Bowen, Sgt. Joseph A.
Jan. 4, 2012
SOLDIER MISSING FROM KOREAN WAR IDENTIFIED
The Department of Defense POW/Missing Personnel Office announced today that the remains of a U.S. serviceman, missing in action from the Korean War, have been identified and will be returned to his family for burial with full military honors.
Sgt. Joseph A. Bowen, 19, of Augusta, Ga., will be buried Jan. 7 in Hephzibah, Ga., near his hometown. On Nov. 30, 1950, he was assigned to the 31st Regimental Combat Team (RCT) in North Korea. Elements of the 31st RCT were attacked and encircled by Chinese People’s Volunteer Forces along the east side of the Chosin Reservoir. The team, also known as Task Force Faith, regrouped and worked southward to more defensible positions near Hagaru-ri, while enemy forces continued to amass in the area.

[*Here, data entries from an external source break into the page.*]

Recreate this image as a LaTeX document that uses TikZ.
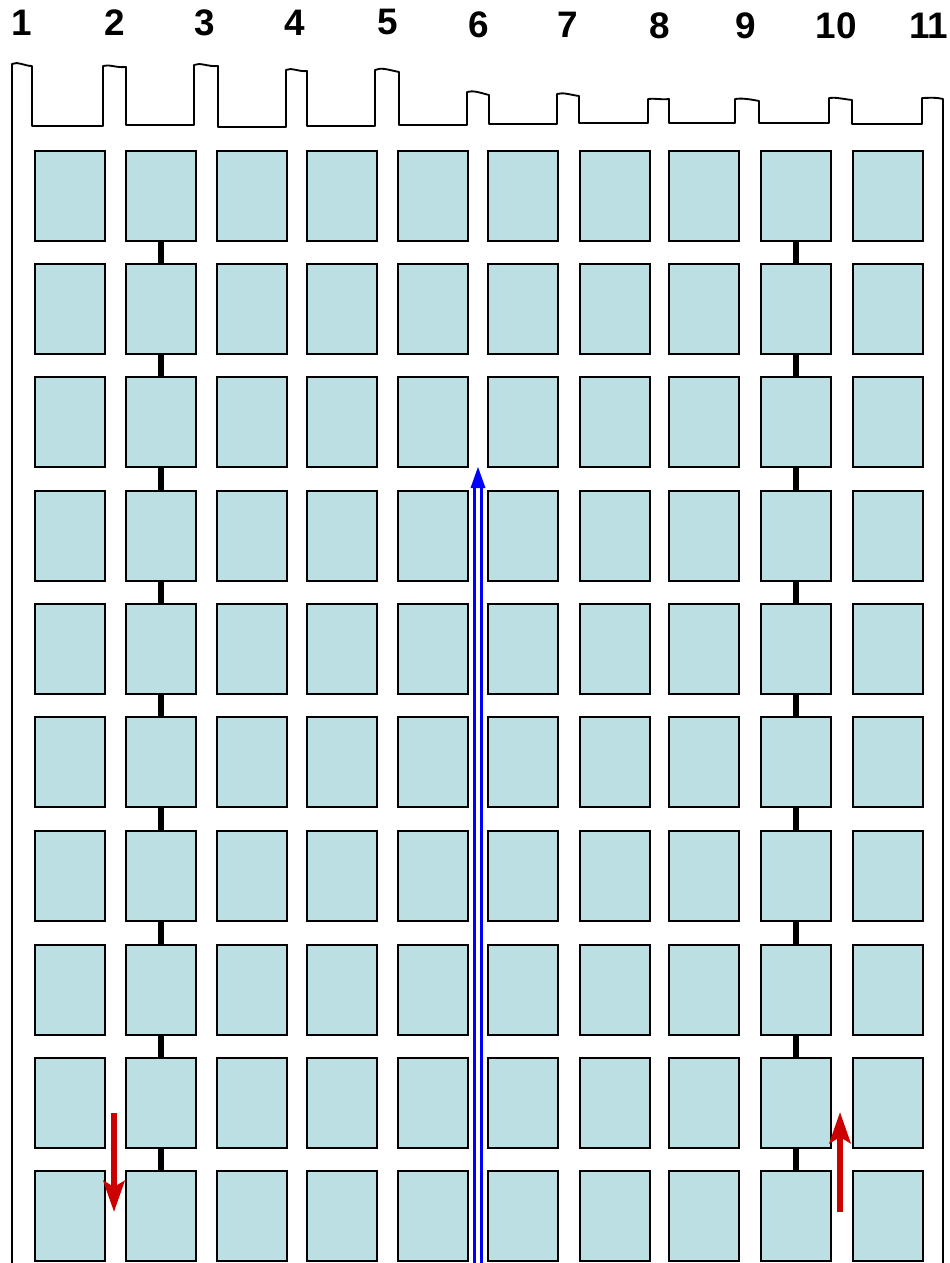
\documentclass[tikz,border=0pt]{standalone}
\usepackage{fontspec}
\setmainfont{Liberation Sans}
\usetikzlibrary{arrows.meta, positioning}
\definecolor{cellfill}{HTML}{BBDFE2}
\definecolor{flowred}{HTML}{CC0000}
\definecolor{riserblue}{HTML}{0000FF}

\begin{document}
\begin{tikzpicture}[
    x=0.02cm, y=-0.02cm,
    cell/.style={draw=black, line width=0.9pt, fill=cellfill,
      minimum width=1.4cm, minimum height=1.8cm, inner sep=0pt,
      anchor=north west},
    shade/.style={fill=black!40},
    tie/.style={line width=0.12cm},
    rim/.style={line width=1.05pt, line join=round},
    colnum/.style={font=\fontsize{21}{21}\selectfont\bfseries},
    flow/.style={flowred, line width=0.12cm,
      -{Stealth[length=0.62cm, width=0.42cm, inset=0.12cm]}},
    riser/.style={riserblue, line width=0.06cm, double=white,
      double distance=0.08cm},
  ]

  % Frame
  \useasboundingbox (0,0) rectangle (949,1263);

  % === Column numbers ===
  \foreach \x/\y/\t in {22/23/1, 115/23/2, 205/23/3, 295/23/4, 388/22/5,
      479/25/6, 568/25/7, 660/26/8, 746/26/9, 836/26/10, 929/26/11}
    \node[colnum] (num\t) at (\x,\y) {\t};

  % === Outer rim with the top teeth ===
  \draw[rim] (12,1263) -- (12,64)
    .. controls (18,61) and (24,66) .. (32,66) -- (32,126) -- (103,126) -- (103,66)
    .. controls (109,64) and (116,68) .. (126,67) -- (126,125) -- (194,125) -- (194,65)
    .. controls (200,62) and (208,67) .. (218,66) -- (218,127) -- (286,127) -- (286,70)
    .. controls (292,67) and (298,72) .. (307,71) -- (307,126) -- (375,126) -- (375,70)
    .. controls (381,67) and (389,70) .. (399,72) -- (399,125) -- (467,125) -- (467,92)
    .. controls (473,90) and (481,93) .. (489,95) -- (489,124) -- (557,124) -- (557,94)
    .. controls (563,92) and (571,95) .. (579,96) -- (579,123) -- (648,123) -- (648,99)
    .. controls (654,98) and (661,100) .. (669,99) -- (669,123) -- (735,123) -- (735,99)
    .. controls (741,98) and (749,99) .. (759,101) -- (759,123) -- (829,123) -- (829,98)
    .. controls (835,97) and (843,99) .. (852,100) -- (852,124) -- (922,124) -- (922,98)
    .. controls (928,98) and (936,97) .. (943,99) -- (943,1263);

  % === Grid of cells ===
  \foreach \y [count=\i] in {150,263,376,490,603,716,830,944,1057,1170}
    \foreach \x [count=\j] in {34,125,216,306,397,487,579,668,760,852} {
      \fill[shade] (\x+1.5,\y+1.5) rectangle ++(70,90);
      \node[cell] (c-\i-\j) at (\x,\y) {};
    }

  % Ties in columns 2 and 9
  \foreach \j in {2,9}
    \foreach \k [remember=\k as \i (initially 1)] in {2,...,10}
      \draw[tie] (c-\i-\j.south) -- (c-\k-\j.north);

  % === Blue riser between columns 5 and 6 ===
  \coordinate (riser-foot) at (478,1263);
  \coordinate (riser-head) at (478,487);
  \coordinate (riser-tip) at (478,467);
  \draw[riser] (riser-foot) -- (riser-head);
  \fill[riserblue] (riser-tip) -- (470.5,488) -- (485.5,488) -- cycle;

  % === Red flow arrows ===
  \coordinate (down-top) at (114,1113);
  \coordinate (down-end) at (114,1212);
  \coordinate (up-foot) at (840,1212);
  \coordinate (up-end) at (840,1112);
  \draw[flow] (down-top) -- (down-end);
  \draw[flow] (up-foot) -- (up-end);

\end{tikzpicture}
\end{document}
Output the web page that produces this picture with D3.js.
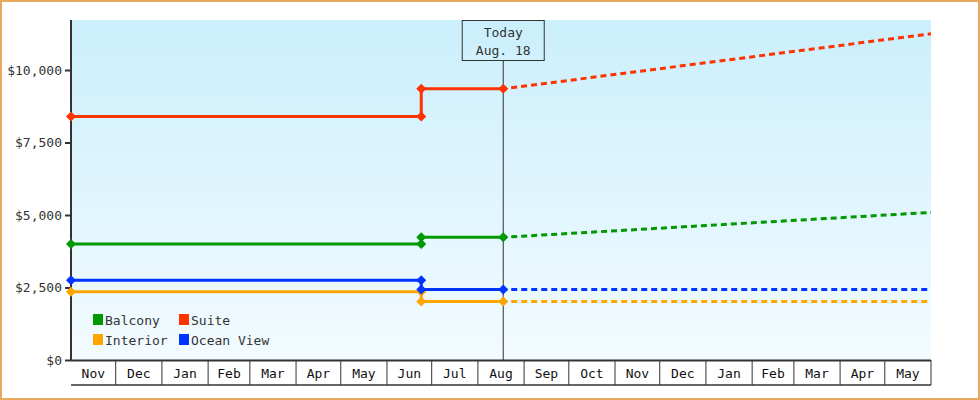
<!DOCTYPE html>
<html><head><meta charset="utf-8">
<script src="https://cdn.jsdelivr.net/npm/d3@7"></script>
<style>
body{margin:0;background:#fff}
svg{display:block;font-family:"DejaVu Sans Mono",monospace}
</style></head>
<body><svg id="chart" width="980" height="400"></svg>
<script>
// data
const seriesNames = ["Balcony", "Suite", "Interior", "Ocean View"];
const seriesColors = ["#009900", "#ff3300", "#ffa500", "#0033ff"];
const pastDates = ["2017-11-01", "2018-06-24", "2018-06-24", "2018-08-18"];
const balconyPast = [4000, 4000, 4230, 4230];
const suitePast = [8400, 8400, 9350, 9350];
const interiorPast = [2350, 2350, 2020, 2020];
const oceanPast = [2750, 2750, 2430, 2430];
const futureDates = ["2018-08-18", "2019-06-01"];
const balconyFuture = [4230, 5090];
const suiteFuture = [9350, 11250];
const interiorFuture = [2020, 2020];
const oceanFuture = [2430, 2430];
const yTicks = [0, 2500, 5000, 7500, 10000];
const todayDate = "2018-08-18";
const todayLabel = ["Today", "Aug. 18"];

const pastValues = [balconyPast, suitePast, interiorPast, oceanPast];
const futureValues = [balconyFuture, suiteFuture, interiorFuture, oceanFuture];
const parse = d3.timeParse("%Y-%m-%d");

const svg = d3.select("#chart");
const plotLeft = 71, plotRight = 931, plotTop = 20, plotBottom = 360;

svg.append("rect").attr("x", 1).attr("y", 1).attr("width", 978).attr("height", 398)
  .attr("fill", "#fff").attr("stroke", "#e8a860").attr("stroke-width", 2);

const grad = svg.append("defs").append("linearGradient").attr("id", "bg")
  .attr("x1", 0).attr("y1", 0).attr("x2", 0).attr("y2", 1);
grad.append("stop").attr("offset", 0).attr("stop-color", "#cbeffc");
grad.append("stop").attr("offset", 1).attr("stop-color", "#f3fbff");
svg.append("rect").attr("x", plotLeft).attr("y", plotTop).attr("width", plotRight - plotLeft)
  .attr("height", plotBottom - plotTop).attr("fill", "url(#bg)");

const x = d3.scaleTime().domain([parse("2017-11-01"), parse("2019-06-01")]).range([plotLeft, plotRight]);
const y = d3.scaleLinear().domain([0, 11724]).range([plotBottom, plotTop]);

// y axis
const yAxis = svg.append("g").attr("transform", `translate(${plotLeft},0)`)
  .call(d3.axisLeft(y).tickValues(yTicks).tickSize(6).tickPadding(3)
    .tickFormat(d => "$" + d3.format(",")(d)));
yAxis.select(".domain").remove();
yAxis.selectAll("text").attr("font-size", 13).attr("fill", "#333").attr("font-family", "DejaVu Sans Mono");
yAxis.selectAll("line").attr("stroke", "#333").attr("stroke-width", 2);
svg.append("line").attr("x1", plotLeft).attr("x2", plotLeft).attr("y1", plotTop).attr("y2", plotBottom + 1)
  .attr("stroke", "#333").attr("stroke-width", 2);

// month cells on the x axis
const months = d3.timeMonth.range(x.domain()[0], x.domain()[1]);
const cells = svg.append("g");
cells.append("line").attr("x1", plotLeft).attr("x2", plotRight).attr("y1", plotBottom + 0.5).attr("y2", plotBottom + 0.5)
  .attr("stroke", "#333").attr("stroke-width", 2);
cells.append("line").attr("x1", plotLeft).attr("x2", plotRight).attr("y1", 385).attr("y2", 385)
  .attr("stroke", "#333").attr("stroke-width", 1.5);
months.forEach(m => {
  const x0 = x(m), x1 = x(d3.timeMonth.offset(m, 1));
  cells.append("line").attr("x1", x1).attr("x2", x1).attr("y1", plotBottom).attr("y2", 385)
    .attr("stroke", "#333");
  cells.append("text").attr("x", (x0 + x1) / 2).attr("y", 378).attr("text-anchor", "middle")
    .attr("font-size", 13).attr("fill", "#111").text(d3.timeFormat("%b")(m));
});

// today marker
const tx = x(parse(todayDate));
svg.append("line").attr("x1", tx).attr("x2", tx).attr("y1", 60).attr("y2", plotBottom)
  .attr("stroke", "#333").attr("stroke-width", 1);
svg.append("rect").attr("x", tx - 41).attr("y", 20.5).attr("width", 82).attr("height", 40)
  .attr("fill", "none").attr("stroke", "#333");
todayLabel.forEach((t, i) => svg.append("text").attr("x", tx).attr("y", 37 + i * 18)
  .attr("text-anchor", "middle").attr("font-size", 13).attr("fill", "#333").text(t));

const line = d3.line().x(d => x(d[0])).y(d => y(d[1]));

seriesNames.forEach((name, i) => {
  const past = pastDates.map((d, j) => [parse(d), pastValues[i][j]]);
  const future = futureDates.map((d, j) => [parse(d), futureValues[i][j]]);
  svg.append("path").datum(future).attr("d", line).attr("fill", "none")
    .attr("stroke", seriesColors[i]).attr("stroke-width", 3).attr("stroke-dasharray", "6,4")
    .attr("stroke-dashoffset", -8);
  svg.append("path").datum(past).attr("d", line).attr("fill", "none")
    .attr("stroke", seriesColors[i]).attr("stroke-width", 3);
  svg.selectAll(null).data(past).enter().append("path")
    .attr("d", d3.symbol().type(d3.symbolSquare).size(50))
    .attr("transform", d => `translate(${x(d[0])},${y(d[1])}) rotate(45)`)
    .attr("fill", seriesColors[i]);
});

// legend
const legend = svg.append("g").attr("transform", "translate(93,314)");
seriesNames.forEach((name, i) => {
  const g = legend.append("g").attr("transform", `translate(${(i % 2) * 86},${Math.floor(i / 2) * 20})`);
  g.append("rect").attr("width", 10).attr("height", 11).attr("fill", seriesColors[i]);
  g.append("text").attr("x", 12).attr("y", 10.5).attr("font-size", 13).attr("fill", "#333").text(name);
});
</script></body></html>
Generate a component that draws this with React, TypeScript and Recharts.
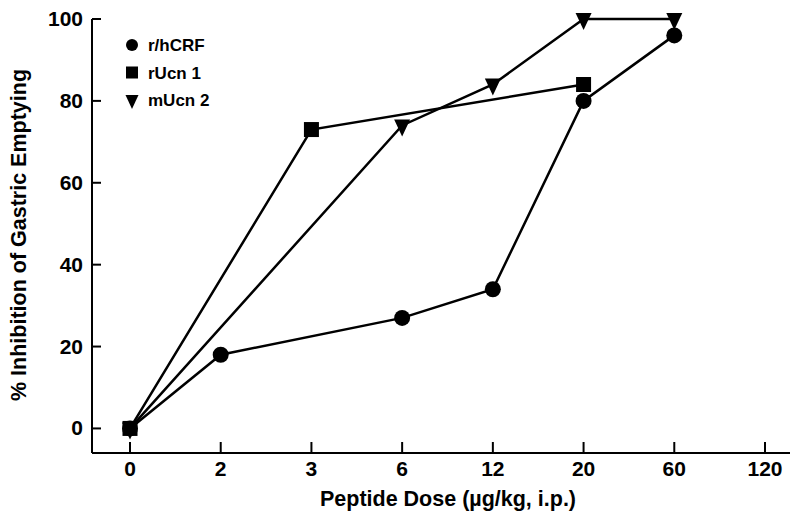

Bowen, killed by enemy fire on at a base camp within the Sinhung Perimeter, was among more than 1,000 soldiers reported as killed, missing or captured during the course of the battle. In the days that followed, the 31st RCT and other friendly forces set out to withdraw from the Chosin Reservoir to the port of Hungnam, where they were evacuated by the U.S. Navy.
In 2001, joint U.S. and Democratic People’s Republic of Korea teams, led by the Joint POW/MIA Accounting Command (JPAC), conducted two excavations of a mass grave near the Chosin Reservoir. The site correlated closely with defensive positions held by the 31st RCT at the time of the Chinese attacks. The teams recovered remains believed to be those of 11 U.S. servicemen.
Among forensic identification tools and circumstantial evidence, scientists from the Joint POW/MIA Accounting Command and the Armed Forces DNA Identification Laboratory also used dental comparisons and mitochondrial DNA – which matched that of Bowen’s sisters—in the identification of the remains.